The event at the North Third Street club, reportedly, was in commemoration of the Jones Act, which on July 2, 1917, gave United States citizenship to Puerto Ricans. It also coincided, however, with the eighth anniversary of the day Puerto Rico became a self-governing commonwealth - July 25, 1952.

Torres said annual observances similar to the 1960 gathering continued to be held.

Felix Rivera, who joined the club in 1962, can remember attending those celebrations, as well as parades in Trenton and Vineland in which the club participated throughout the years.

On July 23, 1967, Puerto Rico voted to retain commonwealth status. And it was this same year, Torres believes, that a group of local citizens formed what can be considered the city's first Puerto Rican Festival.

Little, if anything, was reported in the Vineland Times Journal on such an event. However, one year later, the paper published a large front-page photo of a Puerto Rican flag being raised at City Hall on July 25, 1968.

This celebration also included an interfaith service at Sacred Heart Church, the first observance of its kind in Vineland.

As the schedule grew over the years, from a reported two-day "Puerto Rican Day" celebration by 1974 to a three-day "festival" in 1976, its dates sometimes shuffled to coincide with a weekend near July 25.
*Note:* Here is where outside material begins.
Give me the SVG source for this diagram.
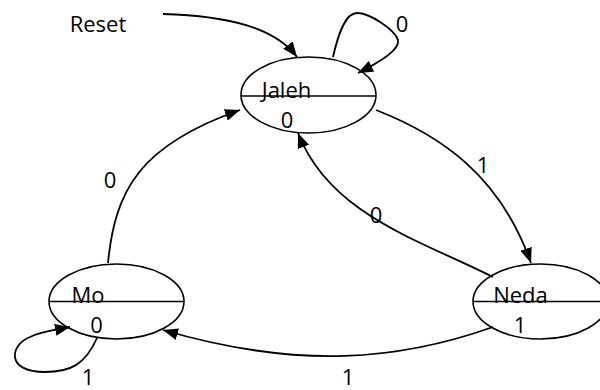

"We started small and it has grown," former Puerto Rican Festival Committee President Juan Colon told The Daily Journal in 1998.

The festival organization incorporated in 1978 and began planning even larger events. Highlights that year included a six-mile race and a Puerto Rican art exhibit at Vineland Public Library.

Held in 1969 as a "fiesta" at Giampietro Park, the festival in the 1970s moved to Landis Park, where it has been ever since.

By 1980, much of its traditions - including beauty queens, food booths, the flag raising and a "car caravan" parade - had long been established.

By the end of that decade, the festival had grown into its current status as a full-blown, weeklong celebration.